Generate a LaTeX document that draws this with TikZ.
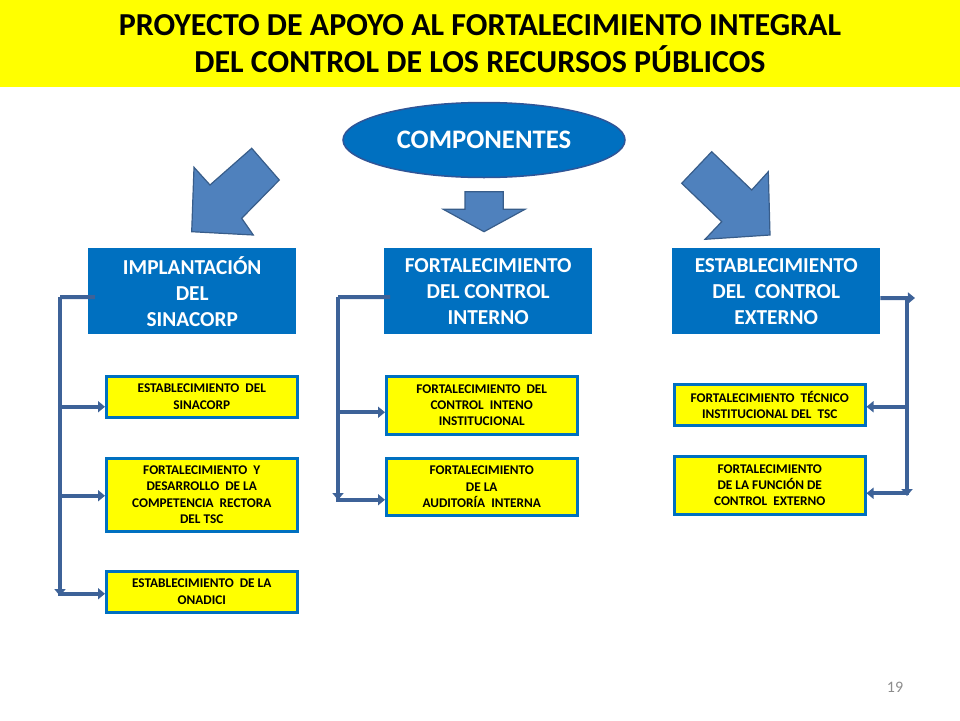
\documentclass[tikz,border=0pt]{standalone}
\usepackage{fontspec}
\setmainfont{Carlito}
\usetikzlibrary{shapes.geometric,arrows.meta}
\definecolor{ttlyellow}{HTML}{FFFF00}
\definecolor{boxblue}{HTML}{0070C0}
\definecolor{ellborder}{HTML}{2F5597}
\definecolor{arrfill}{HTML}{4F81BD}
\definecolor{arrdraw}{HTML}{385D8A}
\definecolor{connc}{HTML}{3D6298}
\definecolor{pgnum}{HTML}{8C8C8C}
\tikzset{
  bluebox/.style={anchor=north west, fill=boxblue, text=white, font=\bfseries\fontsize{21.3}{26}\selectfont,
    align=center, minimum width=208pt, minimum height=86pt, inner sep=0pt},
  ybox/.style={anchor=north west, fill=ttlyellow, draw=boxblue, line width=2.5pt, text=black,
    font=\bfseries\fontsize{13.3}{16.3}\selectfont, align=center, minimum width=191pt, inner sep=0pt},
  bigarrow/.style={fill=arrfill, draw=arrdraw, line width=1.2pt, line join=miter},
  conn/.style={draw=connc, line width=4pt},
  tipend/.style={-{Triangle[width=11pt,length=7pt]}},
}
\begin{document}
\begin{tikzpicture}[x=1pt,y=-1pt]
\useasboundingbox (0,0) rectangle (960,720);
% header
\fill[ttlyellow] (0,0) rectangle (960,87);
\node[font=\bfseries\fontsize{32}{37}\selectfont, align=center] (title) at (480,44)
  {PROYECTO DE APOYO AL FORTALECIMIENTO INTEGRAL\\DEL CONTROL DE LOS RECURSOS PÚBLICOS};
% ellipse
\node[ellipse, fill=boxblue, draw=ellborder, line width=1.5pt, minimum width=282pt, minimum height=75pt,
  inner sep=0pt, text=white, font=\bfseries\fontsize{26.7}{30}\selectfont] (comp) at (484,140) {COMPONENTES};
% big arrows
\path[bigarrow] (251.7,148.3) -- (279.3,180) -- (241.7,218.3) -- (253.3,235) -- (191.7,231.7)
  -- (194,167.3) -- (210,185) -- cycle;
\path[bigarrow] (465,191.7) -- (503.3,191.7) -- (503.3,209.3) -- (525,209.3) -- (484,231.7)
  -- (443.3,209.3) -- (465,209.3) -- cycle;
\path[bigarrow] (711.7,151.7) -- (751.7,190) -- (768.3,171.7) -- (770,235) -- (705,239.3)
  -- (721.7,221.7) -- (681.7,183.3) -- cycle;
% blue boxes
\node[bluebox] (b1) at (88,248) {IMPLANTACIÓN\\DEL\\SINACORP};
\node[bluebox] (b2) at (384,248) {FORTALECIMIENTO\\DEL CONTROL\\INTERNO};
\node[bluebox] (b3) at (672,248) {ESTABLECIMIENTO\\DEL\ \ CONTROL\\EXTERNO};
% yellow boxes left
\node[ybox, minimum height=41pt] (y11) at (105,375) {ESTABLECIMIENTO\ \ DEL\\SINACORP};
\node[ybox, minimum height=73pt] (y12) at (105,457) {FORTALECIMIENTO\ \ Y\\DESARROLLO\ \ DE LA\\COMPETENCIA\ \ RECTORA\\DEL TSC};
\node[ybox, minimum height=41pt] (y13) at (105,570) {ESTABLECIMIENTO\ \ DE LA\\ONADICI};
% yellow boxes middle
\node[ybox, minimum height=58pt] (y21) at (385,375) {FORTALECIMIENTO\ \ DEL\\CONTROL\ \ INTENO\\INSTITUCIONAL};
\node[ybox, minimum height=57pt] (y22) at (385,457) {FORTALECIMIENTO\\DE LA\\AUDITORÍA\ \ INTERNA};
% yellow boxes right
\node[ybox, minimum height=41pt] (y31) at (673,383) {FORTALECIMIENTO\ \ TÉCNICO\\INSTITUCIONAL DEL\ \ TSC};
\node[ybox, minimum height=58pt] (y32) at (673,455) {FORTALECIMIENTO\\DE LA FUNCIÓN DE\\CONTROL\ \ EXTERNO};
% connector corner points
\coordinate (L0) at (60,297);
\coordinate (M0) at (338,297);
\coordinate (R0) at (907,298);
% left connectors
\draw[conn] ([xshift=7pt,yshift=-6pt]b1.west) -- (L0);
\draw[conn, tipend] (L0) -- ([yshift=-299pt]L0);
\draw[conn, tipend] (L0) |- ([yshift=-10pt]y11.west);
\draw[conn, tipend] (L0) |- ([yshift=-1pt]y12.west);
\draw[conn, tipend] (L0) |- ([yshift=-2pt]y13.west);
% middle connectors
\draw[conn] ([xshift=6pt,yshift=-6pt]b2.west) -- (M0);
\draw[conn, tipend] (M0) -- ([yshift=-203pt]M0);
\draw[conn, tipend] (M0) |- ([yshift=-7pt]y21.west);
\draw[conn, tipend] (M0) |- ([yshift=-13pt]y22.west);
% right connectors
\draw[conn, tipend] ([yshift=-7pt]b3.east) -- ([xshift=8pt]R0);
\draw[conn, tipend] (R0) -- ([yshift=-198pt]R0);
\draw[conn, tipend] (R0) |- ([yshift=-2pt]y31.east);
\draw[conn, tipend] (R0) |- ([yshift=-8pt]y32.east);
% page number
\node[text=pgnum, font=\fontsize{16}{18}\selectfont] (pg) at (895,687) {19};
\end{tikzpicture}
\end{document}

═══

## Instructions for the task
Reproduce the material word for word, minus the images.

## The answer
Generate a LaTeX document that draws this with TikZ.
\documentclass[tikz,border=0pt]{standalone}
\usepackage{fontspec}
\setmainfont{Carlito}
\usetikzlibrary{shapes.geometric,arrows.meta}
\definecolor{ttlyellow}{HTML}{FFFF00}
\definecolor{boxblue}{HTML}{0070C0}
\definecolor{ellborder}{HTML}{2F5597}
\definecolor{arrfill}{HTML}{4F81BD}
\definecolor{arrdraw}{HTML}{385D8A}
\definecolor{connc}{HTML}{3D6298}
\definecolor{pgnum}{HTML}{8C8C8C}
\tikzset{
  bluebox/.style={anchor=north west, fill=boxblue, text=white, font=\bfseries\fontsize{21.3}{26}\selectfont,
    align=center, minimum width=208pt, minimum height=86pt, inner sep=0pt},
  ybox/.style={anchor=north west, fill=ttlyellow, draw=boxblue, line width=2.5pt, text=black,
    font=\bfseries\fontsize{13.3}{16.3}\selectfont, align=center, minimum width=191pt, inner sep=0pt},
  bigarrow/.style={fill=arrfill, draw=arrdraw, line width=1.2pt, line join=miter},
  conn/.style={draw=connc, line width=4pt},
  tipend/.style={-{Triangle[width=11pt,length=7pt]}},
}
\begin{document}
\begin{tikzpicture}[x=1pt,y=-1pt]
\useasboundingbox (0,0) rectangle (960,720);
% header
\fill[ttlyellow] (0,0) rectangle (960,87);
\node[font=\bfseries\fontsize{32}{37}\selectfont, align=center] (title) at (480,44)
  {PROYECTO DE APOYO AL FORTALECIMIENTO INTEGRAL\\DEL CONTROL DE LOS RECURSOS PÚBLICOS};
% ellipse
\node[ellipse, fill=boxblue, draw=ellborder, line width=1.5pt, minimum width=282pt, minimum height=75pt,
  inner sep=0pt, text=white, font=\bfseries\fontsize{26.7}{30}\selectfont] (comp) at (484,140) {COMPONENTES};
% big arrows
\path[bigarrow] (251.7,148.3) -- (279.3,180) -- (241.7,218.3) -- (253.3,235) -- (191.7,231.7)
  -- (194,167.3) -- (210,185) -- cycle;
\path[bigarrow] (465,191.7) -- (503.3,191.7) -- (503.3,209.3) -- (525,209.3) -- (484,231.7)
  -- (443.3,209.3) -- (465,209.3) -- cycle;
\path[bigarrow] (711.7,151.7) -- (751.7,190) -- (768.3,171.7) -- (770,235) -- (705,239.3)
  -- (721.7,221.7) -- (681.7,183.3) -- cycle;
% blue boxes
\node[bluebox] (b1) at (88,248) {IMPLANTACIÓN\\DEL\\SINACORP};
\node[bluebox] (b2) at (384,248) {FORTALECIMIENTO\\DEL CONTROL\\INTERNO};
\node[bluebox] (b3) at (672,248) {ESTABLECIMIENTO\\DEL\ \ CONTROL\\EXTERNO};
% yellow boxes left
\node[ybox, minimum height=41pt] (y11) at (105,375) {ESTABLECIMIENTO\ \ DEL\\SINACORP};
\node[ybox, minimum height=73pt] (y12) at (105,457) {FORTALECIMIENTO\ \ Y\\DESARROLLO\ \ DE LA\\COMPETENCIA\ \ RECTORA\\DEL TSC};
\node[ybox, minimum height=41pt] (y13) at (105,570) {ESTABLECIMIENTO\ \ DE LA\\ONADICI};
% yellow boxes middle
\node[ybox, minimum height=58pt] (y21) at (385,375) {FORTALECIMIENTO\ \ DEL\\CONTROL\ \ INTENO\\INSTITUCIONAL};
\node[ybox, minimum height=57pt] (y22) at (385,457) {FORTALECIMIENTO\\DE LA\\AUDITORÍA\ \ INTERNA};
% yellow boxes right
\node[ybox, minimum height=41pt] (y31) at (673,383) {FORTALECIMIENTO\ \ TÉCNICO\\INSTITUCIONAL DEL\ \ TSC};
\node[ybox, minimum height=58pt] (y32) at (673,455) {FORTALECIMIENTO\\DE LA FUNCIÓN DE\\CONTROL\ \ EXTERNO};
% connector corner points
\coordinate (L0) at (60,297);
\coordinate (M0) at (338,297);
\coordinate (R0) at (907,298);
% left connectors
\draw[conn] ([xshift=7pt,yshift=-6pt]b1.west) -- (L0);
\draw[conn, tipend] (L0) -- ([yshift=-299pt]L0);
\draw[conn, tipend] (L0) |- ([yshift=-10pt]y11.west);
\draw[conn, tipend] (L0) |- ([yshift=-1pt]y12.west);
\draw[conn, tipend] (L0) |- ([yshift=-2pt]y13.west);
% middle connectors
\draw[conn] ([xshift=6pt,yshift=-6pt]b2.west) -- (M0);
\draw[conn, tipend] (M0) -- ([yshift=-203pt]M0);
\draw[conn, tipend] (M0) |- ([yshift=-7pt]y21.west);
\draw[conn, tipend] (M0) |- ([yshift=-13pt]y22.west);
% right connectors
\draw[conn, tipend] ([yshift=-7pt]b3.east) -- ([xshift=8pt]R0);
\draw[conn, tipend] (R0) -- ([yshift=-198pt]R0);
\draw[conn, tipend] (R0) |- ([yshift=-2pt]y31.east);
\draw[conn, tipend] (R0) |- ([yshift=-8pt]y32.east);
% page number
\node[text=pgnum, font=\fontsize{16}{18}\selectfont] (pg) at (895,687) {19};
\end{tikzpicture}
\end{document}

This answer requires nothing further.